Minerai de nickel calédonien
Alors qu'une grève générale est annoncée ce jeudi 25 janvier dans les usines et les mines sur fond de crise de la filière, petit rappel de ce que pèse le nickel dans l'économie du pays et son impact social en termes d'emplois.

Lorsque l'ingénieur Jules Garnier découvre du nickel dans la vallée de la Dumbéa, en 1864, il ne se doute pas que le "métal du Diable" deviendrait quelques années plus tard le ciment de l'organisation économique et sociale de la Nouvelle-Calédonie.
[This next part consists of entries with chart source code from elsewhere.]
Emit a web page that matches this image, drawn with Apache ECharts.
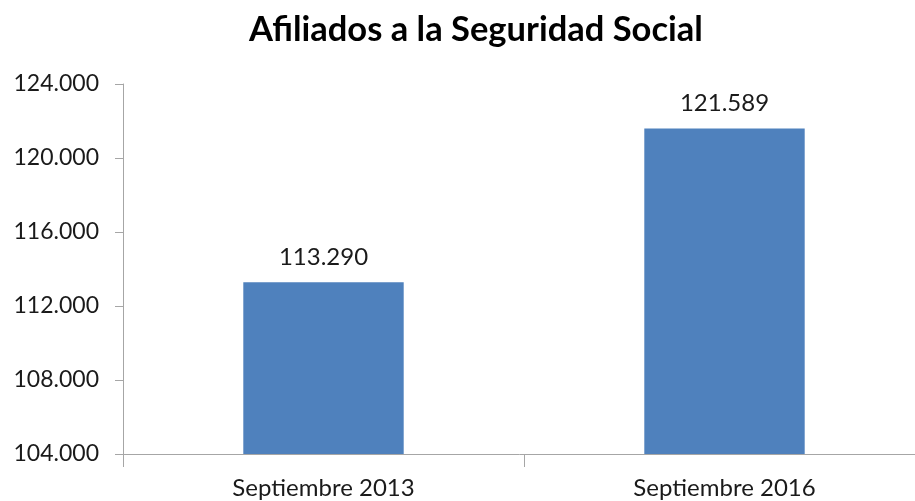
<!DOCTYPE html>
<html>
<head>
<meta charset="utf-8">
<script src="https://cdn.jsdelivr.net/npm/echarts@6/dist/echarts.min.js"></script>
<style>
  html, body { margin: 0; padding: 0; background: #fff; }
  #chart { width: 915px; height: 501px; }
</style>
</head>
<body>
<div id="chart"></div>
<script>
// datos del grafico
var categorias = ['Septiembre 2013', 'Septiembre 2016'];
var afiliados = [113290, 121589];
var yMin = 104000, yMax = 124000, yPaso = 4000;

function miles(v) {
    return String(v).replace(/\B(?=(\d{3})+(?!\d))/g, '.');
}

var myChart = echarts.init(document.getElementById('chart'));
var option = {
    animation: false,
    title: {
        text: 'Afiliados a la Seguridad Social',
        left: 244,
        top: 7,
        textStyle: {
            fontFamily: 'Lato',
            fontSize: 34.5,
            fontWeight: 'bold',
            color: '#000'
        }
    },
    grid: {
        left: 123,
        right: -10,
        top: 84,
        bottom: 47,
        outerBoundsMode: 'none'
    },
    xAxis: {
        type: 'category',
        data: categorias,
        axisLine: { lineStyle: { color: '#A6A6A6', width: 1 } },
        axisTick: { show: true, length: 13, lineStyle: { color: '#A6A6A6' } },
        axisLabel: {
            fontFamily: 'Lato',
            fontSize: 24,
            color: '#1a1a1a',
            margin: 22
        }
    },
    yAxis: {
        type: 'value',
        min: yMin,
        max: yMax,
        interval: yPaso,
        axisLine: { show: true, lineStyle: { color: '#A6A6A6', width: 1 } },
        axisTick: { show: true, length: 8, lineStyle: { color: '#A6A6A6' } },
        splitLine: { show: false },
        axisLabel: {
            fontFamily: 'Lato',
            fontSize: 23,
            color: '#1a1a1a',
            margin: 24,
            formatter: function (v) { return miles(v); }
        }
    },
    series: [{
        type: 'bar',
        data: afiliados,
        barWidth: '40%',
        itemStyle: { color: '#4F81BD' },
        label: {
            show: true,
            position: 'top',
            distance: 13,
            fontFamily: 'Lato',
            fontSize: 24,
            color: '#1a1a1a',
            formatter: function (p) { return miles(p.value); }
        }
    }]
};
myChart.setOption(option);
</script>
</body>
</html>
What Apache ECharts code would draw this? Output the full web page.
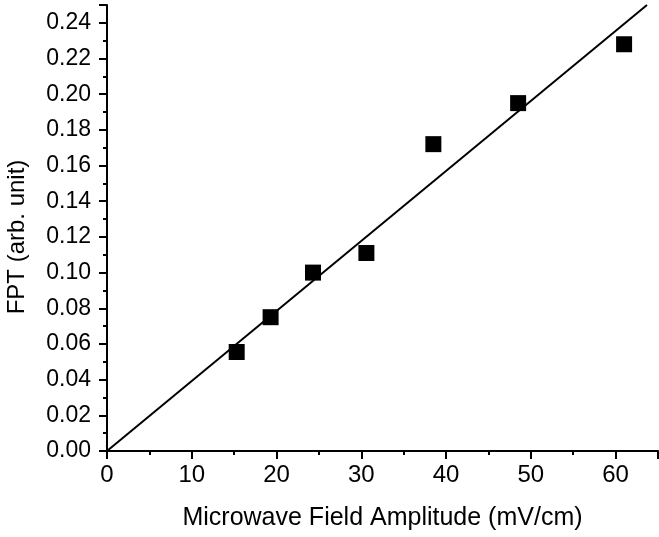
<!DOCTYPE html>
<html>
<head>
<meta charset="utf-8">
<script src="https://cdn.jsdelivr.net/npm/echarts@6/dist/echarts.min.js"></script>
<style>
  html, body { margin: 0; padding: 0; background: #fff; }
  #chart { width: 659px; height: 537px; }
</style>
</head>
<body>
<div id="chart"></div>
<script>
// measured points
var fieldAmp = [15.3, 19.3, 24.3, 30.6, 38.5, 48.5, 61.0];
var fpt = [0.0555, 0.075, 0.100, 0.111, 0.172, 0.195, 0.228];
// linear fit through origin, drawn up to the top of the axis
var fitX = [0, 63.7];
var fitY = [0, 0.25];

var font = 'Liberation Sans, Arial, sans-serif';

var points = fieldAmp.map(function (x, i) { return [x, fpt[i]]; });
var fitLine = fitX.map(function (x, i) { return [x, fitY[i]]; });

var option = {
    backgroundColor: '#fff',
    animation: false,
    grid: { left: 107, right: 1, top: 5, bottom: 86, outerBoundsMode: 'none', containLabel: false },
    xAxis: {
        type: 'value',
        min: 0, max: 65, interval: 10,
        name: 'Microwave Field Amplitude (mV/cm)',
        nameLocation: 'middle',
        nameGap: 55,
        nameTextStyle: { fontFamily: font, fontSize: 25, color: '#000' },
        axisLine: { onZero: false, lineStyle: { color: '#000', width: 2 } },
        axisTick: { show: true, length: 8, lineStyle: { color: '#000', width: 2 } },
        minorTick: { show: true, splitNumber: 2, length: 4, lineStyle: { color: '#000', width: 2 } },
        axisLabel: {
            fontFamily: font, fontSize: 24, color: '#000', margin: 12,
            showMaxLabel: false
        },
        splitLine: { show: false }
    },
    yAxis: {
        type: 'value',
        min: 0, max: 0.25, interval: 0.02,
        name: 'FPT (arb. unit)',
        nameLocation: 'middle',
        nameGap: 78,
        nameTextStyle: { fontFamily: font, fontSize: 24, color: '#000', padding: [0, 18, 0, 0] },
        axisLine: { show: true, onZero: false, lineStyle: { color: '#000', width: 2 } },
        axisTick: { show: true, length: 8, lineStyle: { color: '#000', width: 2 } },
        minorTick: { show: true, splitNumber: 2, length: 4, lineStyle: { color: '#000', width: 2 } },
        axisLabel: {
            fontFamily: font, fontSize: 23, color: '#000', margin: 16,
            showMaxLabel: false,
            formatter: function (v) { return v.toFixed(2); }
        },
        splitLine: { show: false }
    },
    series: [
        {
            type: 'line',
            data: fitLine,
            symbol: 'none',
            lineStyle: { color: '#000', width: 2 },
            z: 2
        },
        {
            type: 'scatter',
            data: points,
            symbol: 'rect',
            symbolSize: 16,
            itemStyle: { color: '#000', opacity: 1 },
            z: 3
        }
    ]
};

var myChart = echarts.init(document.getElementById('chart'));
myChart.setOption(option);
</script>
</body>
</html>
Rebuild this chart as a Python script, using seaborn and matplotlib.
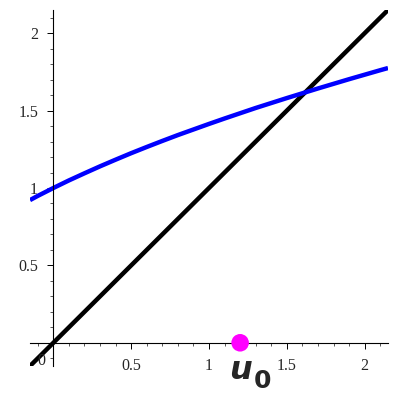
import numpy as np
import pandas as pd
import matplotlib.pyplot as plt
import seaborn as sns
from matplotlib.ticker import MultipleLocator

# values
curve_x = [-0.15, -0.1, 0.0, 0.1, 0.2, 0.3, 0.4, 0.5, 0.6, 0.7, 0.8, 0.9, 1.0,
           1.1, 1.2, 1.3, 1.4, 1.5, 1.6, 1.7, 1.8, 1.9, 2.0, 2.1, 2.15]
curve_y = [0.922, 0.949, 1.0, 1.049, 1.095, 1.140, 1.183, 1.225, 1.265,
           1.304, 1.342, 1.378, 1.414, 1.449, 1.483, 1.517, 1.549, 1.581,
           1.612, 1.643, 1.673, 1.703, 1.732, 1.761, 1.775]
diag_x = [-0.15, 2.15]
diag_y = [-0.15, 2.15]
u0_x = [1.2]
u0_y = [0.0]
x_ticks = [0.5, 1, 1.5, 2]
x_labels = ["0.5", "1", "1.5", "2"]
y_ticks = [0.5, 1, 1.5, 2]
y_labels = ["0.5", "1", "1.5", "2"]

sns.set_style("white")

fig = plt.figure(figsize=(4, 4), dpi=100)
ax = fig.add_axes([30/400, 34/400, 358/400, 356/400])

curve = pd.DataFrame({"x": curve_x, "y": curve_y})
diag = pd.DataFrame({"x": diag_x, "y": diag_y})
pt = pd.DataFrame({"x": u0_x, "y": u0_y})

sns.lineplot(data=diag, x="x", y="y", color="black", linewidth=3.2, ax=ax,
             sort=False, solid_capstyle="butt")
sns.lineplot(data=curve, x="x", y="y", color="#0000ff", linewidth=3.2, ax=ax,
             sort=False, solid_capstyle="butt")
sns.scatterplot(data=pt, x="x", y="y", color="#ff00ff", s=160, ax=ax,
                edgecolor="none", zorder=5, clip_on=False)

ax.set_xlim(-0.15, 2.15)
ax.set_ylim(-0.15, 2.15)
ax.set_xlabel("")
ax.set_ylabel("")

for s in ["top", "right"]:
    ax.spines[s].set_visible(False)
for s in ["left", "bottom"]:
    ax.spines[s].set_position(("data", 0))
    ax.spines[s].set_color("black")
    ax.spines[s].set_linewidth(0.8)

ax.set_xticks(x_ticks)
ax.set_xticklabels(x_labels)
ax.set_yticks(y_ticks)
ax.set_yticklabels(y_labels)
ax.xaxis.set_minor_locator(MultipleLocator(0.1))
ax.yaxis.set_minor_locator(MultipleLocator(0.1))
ax.tick_params(which="both", direction="out", color="black", width=0.7,
               labelsize=11.5, bottom=True, left=True)
ax.tick_params(which="major", length=4, pad=7)
ax.tick_params(which="minor", length=2.5, color="#555555")
for lab in ax.get_xticklabels() + ax.get_yticklabels():
    lab.set_fontfamily("Liberation Serif")

ax.text(-0.075, -0.12, "0", fontfamily="Liberation Serif", fontsize=11.5,
        ha="center", va="center")

ax.text(1.2, -0.235, "u", fontsize=23, fontweight="bold", fontstyle="italic",
        ha="center", va="baseline", family="DejaVu Sans", clip_on=False)
ax.text(1.345, -0.29, "0", fontsize=18, fontweight="bold",
        ha="center", va="baseline", family="DejaVu Sans", clip_on=False)

fig.savefig("out.png", dpi=100)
L'exploitation du minerai débute en 1874, nécessitant la venue d'une importante main-d'œuvre extérieure pendant un siècle. Depuis cette date, les plus grosses fortunes du pays (Higginson, Bernheim, Lafleur, Ballande...) se sont faites autour du nickel, qui a également permis à des milliers de familles de travailler, parfois dans des conditions extrêmement difficiles.

Dans les années 1960, la production de nickel connaît un boom, notamment entre 1963 et 1972. A cette époque les besoins mondiaux sont énormes. En Calédonie, quand le nickel va, tout va, et lorsque les cours s'effondrent, c'est toute l'économie du pays qui tremble sur ses fondations. Ce fut le cas en 1972 et depuis, régulièrement, chaque soubresaut du London Metal Exchange, la bourse des métaux non ferreux, qui fixe les prix sur le marché mondial, est scruté avec les plus grandes craintes ou les espoirs les plus fous.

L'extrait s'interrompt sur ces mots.